Todos hoy por hoy sabemos qué es una impresora 3D. La versatilidad y utilidad de estas impresoras del siglo XXI son asombrosas. Esta tecnología nos brinda la posibilidad de crear todo tipo de artilugios: desde una púa para tu guitarra hasta un llavero, una maceta o incluso una corbata. ¿Pero podría este aparato imprimir un corazón? ¿Y un hígado?
Uno de los problemas centrales de la medicina moderna se enfoca en los transplantes. En muchas ocasiones los pacientes no reciben órganos de donantes a tiempo o en su defecto esperan demasiado, disminuyendo así su calidad de vida durante meses e incluso años. Los ingenieros intentan solucionar estos problemas creando directamente el órgano a transplantar con una impresora.
El funcionamiento de una impresora 3D convencional es sencillo de entender. Tenemos un filamento de plástico que la máquina manipula gracias a un programa informático. De esta forma ese plástico adopta la forma tridimensional deseada. Cuando hablamos de crear un órgano las cosas no son tan simples ya que un tejido biológico no es homogéneo. En un corazón o un hígado tenemos tantos tipos de células que este procedimiento no nos sirve. ¿Pero entonces como hacen los ingenieros y médicos para crear un órgano?
Crear un órgano
Hay dos formas (aún en ferviente estudio) de crear un órgano: célula a célula o creando «andamios moleculares».
Crear un órgano célula a célula como si de un llavero de «Baby Yoda» se tratara es la meta. Es un proceso tan complicado que los científicos e ingenieros descartan. Aún no poseemos un conocimiento tan amplio como para saber enseñarle a la máquina dónde debe estar cada célula o en que estado de maduración debemos imprimirla. Sin embargo, expertos en Big Data están trabajando en este campo para conseguir catalogar y mapear en tres dimensiones todas estas unidades fundamentales de la vida.

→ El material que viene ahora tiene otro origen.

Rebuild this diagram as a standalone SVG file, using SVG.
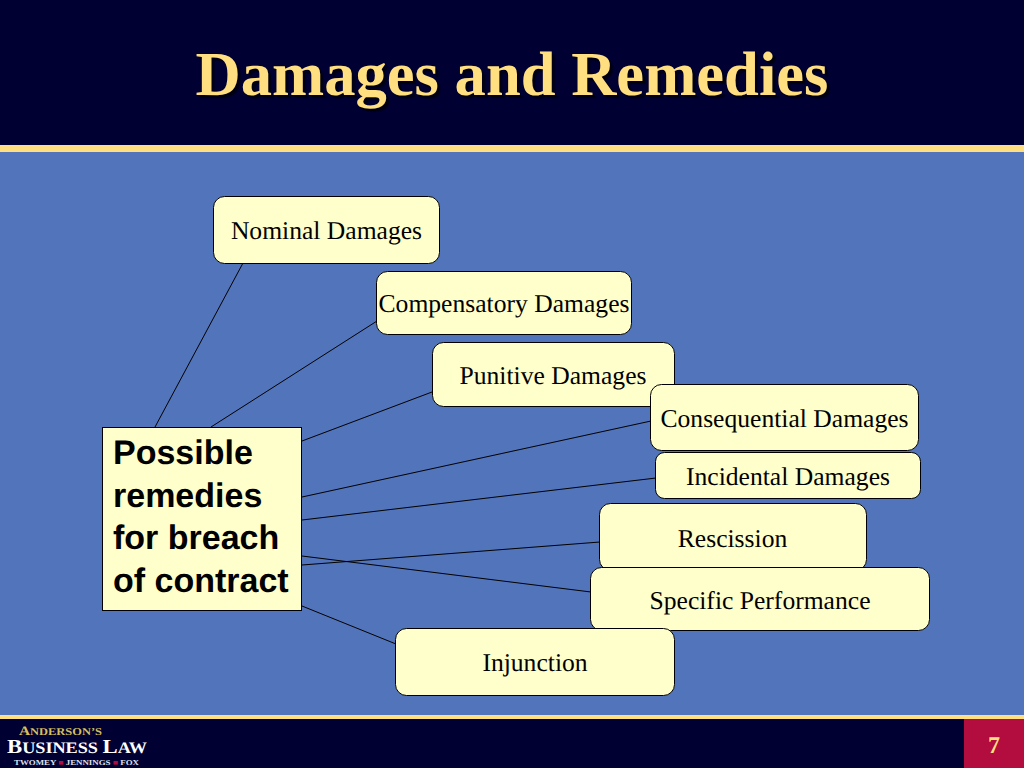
<svg xmlns="http://www.w3.org/2000/svg" width="1024" height="768" viewBox="0 0 1024 768">
<defs><style>
text{text-rendering:geometricPrecision}
.n{fill:#ffffcc;stroke:#000;stroke-width:1}
.t{font-family:"Liberation Serif",serif;font-size:25.6px;fill:#000;text-anchor:middle}
.c line{stroke:#000;stroke-width:1}
.b{font-family:"Liberation Sans",sans-serif;font-size:34px;font-weight:bold;fill:#000}
.title{font-family:"Liberation Serif",serif;font-size:62.6px;font-weight:bold;fill:#ffdf80;text-anchor:middle;text-shadow:3px 3px 1px rgba(0,0,0,.65)}
.logo{font-family:"Liberation Serif",serif;font-weight:bold}
</style></defs>
<rect width="1024" height="768" fill="#5274ba"/>
<rect width="1024" height="145" fill="#000033"/>
<rect y="145" width="1024" height="7" fill="#ffdf80"/>
<rect y="715" width="1024" height="53" fill="#000033"/>
<rect y="715" width="1024" height="4" fill="#ffdf80"/>
<rect x="964" y="719" width="60" height="49" fill="#b30c3e"/>
<text class="title" x="512" y="95">Damages and Remedies</text>
<text x="994" y="753" text-anchor="middle" font-family="Liberation Serif,serif" font-size="24" font-weight="bold" fill="#ffdf80">7</text>
<g class="c">
<line x1="155" y1="427" x2="243" y2="263"/>
<line x1="211" y1="427" x2="377" y2="321"/>
<line x1="302" y1="441" x2="432" y2="392"/>
<line x1="302" y1="497" x2="651" y2="421"/>
<line x1="302" y1="520" x2="656" y2="478"/>
<line x1="302" y1="565" x2="600" y2="542"/>
<line x1="302" y1="556" x2="591" y2="592"/>
<line x1="302" y1="606" x2="396" y2="644"/>
</g>
<g id="n1"><rect class="n" x="213.500" y="196.500" width="226" height="67" rx="11"/><text class="t" x="326.500" y="239">Nominal Damages</text></g>
<g id="n2"><rect class="n" x="376.500" y="271.500" width="255" height="63" rx="11"/><text class="t" x="504" y="312">Compensatory Damages</text></g>
<g id="n3"><rect class="n" x="432.500" y="342.500" width="242" height="64" rx="11"/><text class="t" x="553" y="384">Punitive Damages</text></g>
<g id="n4"><rect class="n" x="650.500" y="384.500" width="268" height="66" rx="11"/><text class="t" x="784.500" y="427">Consequential Damages</text></g>
<g id="n5"><rect class="n" x="655.500" y="452.500" width="265" height="46" rx="9"/><text class="t" x="788" y="485">Incidental Damages</text></g>
<g id="n6"><rect class="n" x="599.500" y="503.500" width="267" height="67" rx="11"/><text class="t" x="732.500" y="547">Rescission</text></g>
<g id="n7"><rect class="n" x="590.500" y="567.500" width="339" height="63" rx="11"/><text class="t" x="760" y="608.500">Specific Performance</text></g>
<g id="n8"><rect class="n" x="395.500" y="628.500" width="279" height="67" rx="11"/><text class="t" x="535" y="671">Injunction</text></g>
<g id="main"><rect x="102.500" y="427.500" width="199" height="183" fill="#ffffcc" stroke="#000"/>
<text class="b" x="113" y="464">Possible</text><text class="b" x="113" y="507">remedies</text><text class="b" x="113" y="549">for breach</text><text class="b" x="113" y="592">of contract</text></g>
<g id="logo" class="logo">
<text x="19" y="734.500" font-size="10.500" fill="#d9bf5a" textLength="83" lengthAdjust="spacingAndGlyphs"><tspan font-size="13">A</tspan>NDERSON’S</text>
<text x="7" y="753" font-size="16" fill="#fff" textLength="140" lengthAdjust="spacingAndGlyphs"><tspan font-size="20">B</tspan>USINESS <tspan font-size="20">L</tspan>AW</text>
<text x="14" y="764.500" font-size="7.500" fill="#dfe0e8" textLength="125" lengthAdjust="spacingAndGlyphs" xml:space="preserve">TWOMEY <tspan fill="#b30c3e">■</tspan> JENNINGS <tspan fill="#b30c3e">■</tspan> FOX</text>
</g>
</svg>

Asimismo, la bioimpresión de órganos está completamente volcada en la técnica de «andamios moleculares». Las células siempre están embebidas en ciertos materiales con gran importancia biológica formados por biomoléculas que probablemente te suenen: colágeno, elastina, ácido hialurónico, etc. Siendo capaces de crear andamios de estas biomoléculas inertes, los científicos se convertirían en una especie de jardineros. Cultivarían en ciertos puntos estratégicos células para que estas se reprodujeran y se formara el tejido en base al material «andamio» impreso. Estaríamos por tanto imprimiendo solo los cimientos del tejido, y dejando que las células se coloquen convenientemente a su antojo.

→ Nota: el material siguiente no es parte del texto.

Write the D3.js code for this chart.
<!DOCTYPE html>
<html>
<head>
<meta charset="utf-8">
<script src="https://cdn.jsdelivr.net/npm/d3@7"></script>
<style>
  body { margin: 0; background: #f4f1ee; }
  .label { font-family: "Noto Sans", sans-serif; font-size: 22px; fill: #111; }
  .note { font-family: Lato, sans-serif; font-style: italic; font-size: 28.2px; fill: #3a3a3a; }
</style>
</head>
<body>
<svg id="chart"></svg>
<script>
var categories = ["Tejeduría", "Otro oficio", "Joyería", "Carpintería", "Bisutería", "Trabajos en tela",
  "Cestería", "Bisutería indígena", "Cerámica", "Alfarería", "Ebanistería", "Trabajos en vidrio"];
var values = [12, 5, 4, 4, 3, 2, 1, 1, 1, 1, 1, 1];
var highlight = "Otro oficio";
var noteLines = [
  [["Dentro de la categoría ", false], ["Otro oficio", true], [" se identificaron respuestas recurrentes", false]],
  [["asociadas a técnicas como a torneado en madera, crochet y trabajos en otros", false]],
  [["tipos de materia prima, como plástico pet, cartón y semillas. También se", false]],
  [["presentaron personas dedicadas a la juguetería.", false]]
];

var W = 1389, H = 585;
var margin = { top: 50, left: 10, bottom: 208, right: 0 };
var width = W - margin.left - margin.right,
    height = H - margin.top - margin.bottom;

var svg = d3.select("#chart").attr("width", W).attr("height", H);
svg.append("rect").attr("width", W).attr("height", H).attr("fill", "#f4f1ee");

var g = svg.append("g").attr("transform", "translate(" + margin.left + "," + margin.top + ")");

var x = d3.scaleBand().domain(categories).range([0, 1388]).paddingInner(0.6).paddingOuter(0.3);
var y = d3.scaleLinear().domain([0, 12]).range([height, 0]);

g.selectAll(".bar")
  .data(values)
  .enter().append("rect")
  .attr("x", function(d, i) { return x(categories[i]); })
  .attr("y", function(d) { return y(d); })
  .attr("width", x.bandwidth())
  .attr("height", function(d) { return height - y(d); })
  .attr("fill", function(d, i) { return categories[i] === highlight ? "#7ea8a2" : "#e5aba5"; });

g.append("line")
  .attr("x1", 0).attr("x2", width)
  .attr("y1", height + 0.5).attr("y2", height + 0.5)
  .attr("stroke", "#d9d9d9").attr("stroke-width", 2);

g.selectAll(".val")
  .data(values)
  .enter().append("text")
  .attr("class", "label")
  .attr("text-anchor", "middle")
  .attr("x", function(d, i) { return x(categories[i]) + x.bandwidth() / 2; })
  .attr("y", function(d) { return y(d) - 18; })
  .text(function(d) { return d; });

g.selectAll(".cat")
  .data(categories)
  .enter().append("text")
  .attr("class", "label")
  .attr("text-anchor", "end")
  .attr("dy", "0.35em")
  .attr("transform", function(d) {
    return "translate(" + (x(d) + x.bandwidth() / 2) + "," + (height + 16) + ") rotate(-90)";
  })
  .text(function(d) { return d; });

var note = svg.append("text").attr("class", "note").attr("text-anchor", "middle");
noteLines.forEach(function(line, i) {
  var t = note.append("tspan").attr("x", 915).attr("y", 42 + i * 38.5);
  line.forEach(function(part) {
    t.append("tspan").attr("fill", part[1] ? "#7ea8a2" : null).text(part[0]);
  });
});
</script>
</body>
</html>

Un ejemplo muy simplificado para crear un músculo sería bioimprimir un andamiaje de biopolímeros y cultivar unas pocas células musculares (miocitos) en puntos estratégicos para que estas se vayan reproduciendo y así crear un tejido sano y fuerte.
Inconvenientes
Esto, no obstante, no es tan bonito como creemos. A los investigadores se les presentan innumerables inconvenientes a lo largo de estos experimentos y el más grande a resolver es el de la biocompatibilidad, o dicho en cristiano: el rechazo de órganos. Si usamos células para los cultivos nuestro cuerpo podría rechazarlas, ¿pero y si usamos células del propio paciente para que se reproduzcan en los cultivos? Podríamos pensar que si estas mismas células implantadas fueran propias no habría rechazo, pero manipular células madre (células que pueden convertirse en cualquier tipo de célula) conlleva un problema muy grande con nombre propio, cáncer. No sabemos manejarlas del todo bien y muchas veces provocan tumores.
Es por eso que aunque esta tecnología ya esté empezando a verse cada vez más en hospitales y centros de investigación, aún estamos muy lejos de ver fábricas de páncreas o de hígado humano.